### [Your instructions]
From the first line of the data down to and including the line with "46.7, 47, 47]", copy everything exactly, leaving out pictures.

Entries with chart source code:
════════════════════
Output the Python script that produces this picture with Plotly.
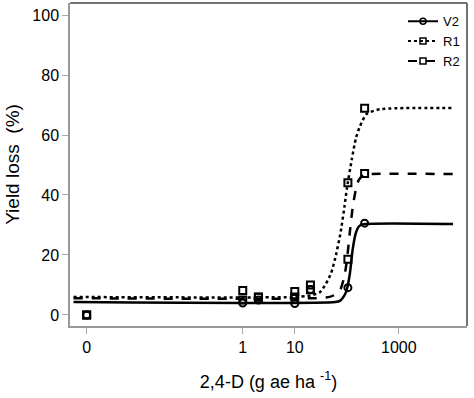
import plotly.graph_objects as go

# ---- data ----
dose_pts = [0.001, 1, 2, 10, 20, 105, 220]          # 0.001 plotted as "0"
v2_pts = [0, 4, 5, 3.8, 8.5, 9.1, 30.6]
r1_pts = [0, 8.2, 5.9, 7.8, 10, 44.1, 68.9]
r2_pts = [0, 5, 6, 6, 8.4, 18.6, 47.2]

v2_curve_x = [0.00056, 60, 75, 90, 100, 115, 130, 150, 170, 200, 11000]
v2_curve_y = [4.3, 4.3, 4.8, 6.5, 8.5, 14, 22, 27.5, 29.5, 30.2, 30.3]

r1_curve_x = [0.00056, 10, 20, 30, 40, 50, 60, 75, 90, 100, 125, 150, 180, 240, 440, 11000]
r1_curve_y = [6.0, 6.0, 6.5, 7.5, 10.5, 14, 19, 27, 36, 42, 52, 59, 63, 67, 68.6, 69]

r2_curve_x = [0.00056, 40, 55, 75, 90, 100, 115, 130, 150, 170, 210, 300, 11000]
r2_curve_y = [5.6, 5.8, 6.5, 8.5, 13, 18, 28, 36, 42, 45, 46.7, 47, 47]

x_tickvals = [0.001, 1, 10, 1000]
x_ticktext = ["0", "1", "10", "1000"]
y_tickvals = [0, 20, 40, 60, 80, 100]

FONT = "Liberation Sans, Arial, sans-serif"

fig = go.Figure()

series = [
    ("V2", v2_curve_x, v2_curve_y, v2_pts, "solid", "circle-open"),
    ("R1", r1_curve_x, r1_curve_y, r1_pts, "dot", "square-open"),
    ("R2", r2_curve_x, r2_curve_y, r2_pts, "dash", "square-open"),
]

for name, cx, cy, py, dash, sym in series:
    fig.add_trace(go.Scatter(
        x=cx, y=cy, mode="lines", name=name, legendgroup=name,
        line=dict(color="black", width=2.5, dash=dash, shape="spline", smoothing=0.6),
        showlegend=False,
    ))
    fig.add_trace(go.Scatter(
        x=dose_pts, y=py, mode="markers", name=name, legendgroup=name,
        marker=dict(symbol=sym, size=7, color="black", line=dict(width=2, color="black")),
        showlegend=False,
    ))
    # legend entry: line + marker
    fig.add_trace(go.Scatter(
        x=[None], y=[None], mode="lines+markers", name=name,
        line=dict(color="black", width=2, dash=dash),
        marker=dict(symbol=sym, size=6, color="black", line=dict(width=1.5, color="black")),
    ))

fig.update_layout(
    width=474, height=398,
    margin=dict(l=70, r=7, t=3, b=72, autoexpand=False),
    paper_bgcolor="white", plot_bgcolor="white",
    font=dict(family=FONT, color="black"),
    legend=dict(x=0.995, y=0.99, xanchor="right", yanchor="top",
                font=dict(size=13, family=FONT), bgcolor="rgba(0,0,0,0)",
                tracegroupgap=0, itemwidth=30, itemclick=False, itemdoubleclick=False),
    xaxis=dict(
        type="log", range=[-3.32, 4.31], automargin=False,
        tickvals=x_tickvals, ticktext=x_ticktext,
        ticks="outside", ticklen=6, tickcolor="#aaaaaa", tickwidth=1,
        showline=True, linecolor="#999999", linewidth=1.5,
        showgrid=False, zeroline=False,
        tickfont=dict(size=16, family=FONT),
        title=dict(text="2,4-D (g ae ha <sup>-1</sup>)", font=dict(size=18, family=FONT), standoff=20),
    ),
    yaxis=dict(
        range=[-3.67, 104], automargin=False,
        tickvals=y_tickvals,
        ticks="outside", ticklen=6, tickcolor="#aaaaaa", tickwidth=1,
        showline=True, linecolor="#999999", linewidth=1.5,
        showgrid=False, zeroline=False,
        tickfont=dict(size=16, family=FONT),
        title=dict(text="Yield loss  (%)", font=dict(size=19, family=FONT), standoff=8),
    ),
    shapes=[
        dict(type="line", xref="paper", yref="paper", x0=0, x1=1, y0=1, y1=1,
             line=dict(color="#444444", width=1.5)),
        dict(type="line", xref="paper", yref="paper", x0=1, x1=1, y0=0, y1=1,
             line=dict(color="#444444", width=1.5)),
    ],
)

fig.write_html("out.html", config={"displayModeBar": False},
               post_script="document.body.style.margin='0';")
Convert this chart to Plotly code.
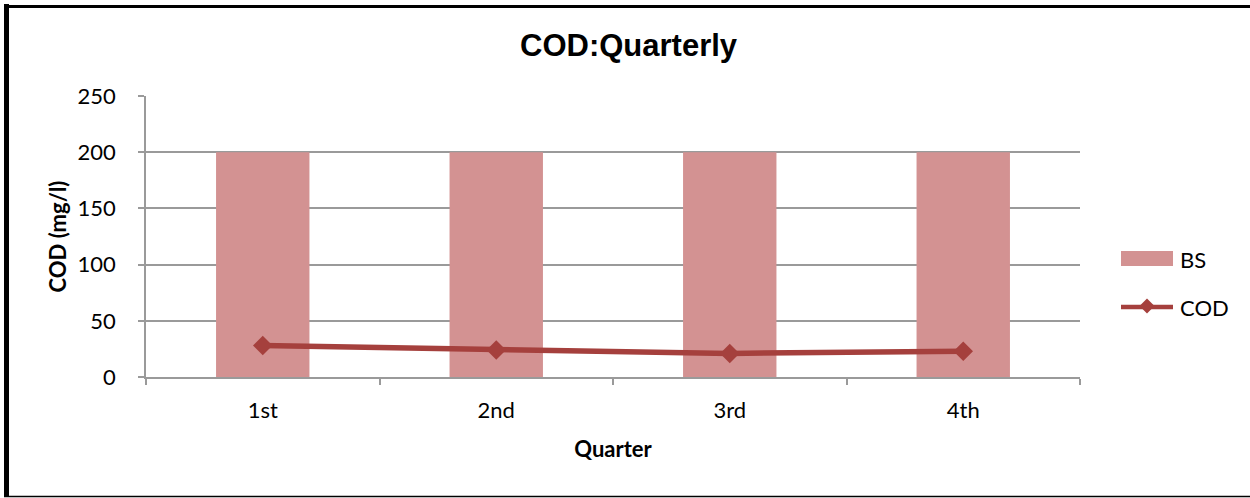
import plotly.graph_objects as go

# Quarterly COD readings against the BS limit
quarters = ["1st", "2nd", "3rd", "4th"]
bs_limit = [200, 200, 200, 200]
cod_values = [28, 24, 21, 23]
y_ticks = [0, 50, 100, 150, 200, 250]

W, H = 1250, 498
L, R, T, B = 146, 1080, 96, 377  # plot area edges in pixels

BAR_COLOR = "#D39292"
LINE_COLOR = "#A5403D"
GRID = "#9A9A9A"
TXT_FONT = "Lato"
TITLE_FONT = "Liberation Sans"


def px_x(p):
    return (p - L) / (R - L)


def px_y(p):
    return (B - p) / (B - T)


fig = go.Figure()
fig.add_trace(go.Bar(x=quarters, y=bs_limit, name="BS", marker_color=BAR_COLOR,
                     marker_line_width=0, width=0.4))
fig.add_trace(go.Scatter(x=quarters, y=cod_values, name="COD", mode="lines+markers",
                         line=dict(color=LINE_COLOR, width=5.5),
                         marker=dict(symbol="diamond", size=15, color=LINE_COLOR)))

shapes = []
# outer frame
shapes.append(dict(type="line", xref="paper", yref="paper", x0=px_x(6.5), x1=px_x(6.5),
                   y0=px_y(4), y1=px_y(497), line=dict(color="black", width=5)))
shapes.append(dict(type="line", xref="paper", yref="paper", x0=px_x(4), x1=px_x(1252),
                   y0=px_y(6.5), y1=px_y(6.5), line=dict(color="black", width=3)))
shapes.append(dict(type="line", xref="paper", yref="paper", x0=px_x(4), x1=px_x(1252),
                   y0=px_y(496.5), y1=px_y(496.5), line=dict(color="black", width=1.5)))

# legend swatches
shapes.append(dict(type="rect", xref="paper", yref="paper", x0=px_x(1121), x1=px_x(1173),
                   y0=px_y(266), y1=px_y(251), fillcolor=BAR_COLOR, line=dict(width=0)))
shapes.append(dict(type="line", xref="paper", yref="paper", x0=px_x(1121), x1=px_x(1173),
                   y0=px_y(307), y1=px_y(307), line=dict(color=LINE_COLOR, width=4.5)))
cx, cy, hw = 1147, 306, 7.5
shapes.append(dict(type="path", xref="paper", yref="paper",
                   path=f"M {px_x(cx - hw)} {px_y(cy)} L {px_x(cx)} {px_y(cy - hw)} "
                        f"L {px_x(cx + hw)} {px_y(cy)} L {px_x(cx)} {px_y(cy + hw)} Z",
                   fillcolor=LINE_COLOR, line=dict(width=0)))

annotations = [
    dict(text="BS", xref="paper", yref="paper", x=px_x(1178), y=px_y(259), xanchor="left",
         yanchor="middle", showarrow=False, font=dict(family=TXT_FONT, size=22, color="black")),
    dict(text="COD", xref="paper", yref="paper", x=px_x(1178), y=px_y(307), xanchor="left",
         yanchor="middle", showarrow=False, font=dict(family=TXT_FONT, size=22, color="black")),
    dict(text="<b>COD:Quarterly</b>", xref="paper", yref="paper", x=px_x(629), y=px_y(45),
         xanchor="center", yanchor="middle", showarrow=False,
         font=dict(family=TITLE_FONT, size=31, color="black")),
]

fig.update_layout(
    width=W, height=H,
    margin=dict(l=L, r=W - R, t=T, b=H - B, pad=0),
    paper_bgcolor="white", plot_bgcolor="white",
    showlegend=False,
    bargap=0.6,
    xaxis=dict(
        type="category", range=[-0.5, 3.5], showgrid=False,
        showline=True, linecolor=GRID, linewidth=1.5,
        ticks="outside", tickson="boundaries", ticklen=6, tickcolor=GRID, tickwidth=1.5,
        tickfont=dict(family=TXT_FONT, size=22, color="black"),
        ticklabelstandoff=13,
        title=dict(text="<b>Quarter</b>", standoff=19,
                   font=dict(family=TXT_FONT, size=22, color="black")),
    ),
    yaxis=dict(
        range=[0, 250], tickvals=y_ticks, showgrid=True, gridcolor=GRID, gridwidth=1.5,
        zeroline=False, showline=True, linecolor=GRID, linewidth=1.5,
        ticks="outside", ticklen=6, tickcolor=GRID, tickwidth=1.5,
        tickfont=dict(family=TXT_FONT, size=22, color="black"),
        ticklabelstandoff=18,
        title=dict(text="<b>COD (mg/l)</b>", standoff=5,
                   font=dict(family=TXT_FONT, size=22, color="black")),
    ),
    shapes=shapes,
    annotations=annotations,
)

fig.write_html("out.html")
════════════════════
### [The result]
Output the Python script that produces this picture with Plotly.
import plotly.graph_objects as go

# ---- data ----
dose_pts = [0.001, 1, 2, 10, 20, 105, 220]          # 0.001 plotted as "0"
v2_pts = [0, 4, 5, 3.8, 8.5, 9.1, 30.6]
r1_pts = [0, 8.2, 5.9, 7.8, 10, 44.1, 68.9]
r2_pts = [0, 5, 6, 6, 8.4, 18.6, 47.2]

v2_curve_x = [0.00056, 60, 75, 90, 100, 115, 130, 150, 170, 200, 11000]
v2_curve_y = [4.3, 4.3, 4.8, 6.5, 8.5, 14, 22, 27.5, 29.5, 30.2, 30.3]

r1_curve_x = [0.00056, 10, 20, 30, 40, 50, 60, 75, 90, 100, 125, 150, 180, 240, 440, 11000]
r1_curve_y = [6.0, 6.0, 6.5, 7.5, 10.5, 14, 19, 27, 36, 42, 52, 59, 63, 67, 68.6, 69]

r2_curve_x = [0.00056, 40, 55, 75, 90, 100, 115, 130, 150, 170, 210, 300, 11000]
r2_curve_y = [5.6, 5.8, 6.5, 8.5, 13, 18, 28, 36, 42, 45, 46.7, 47, 47]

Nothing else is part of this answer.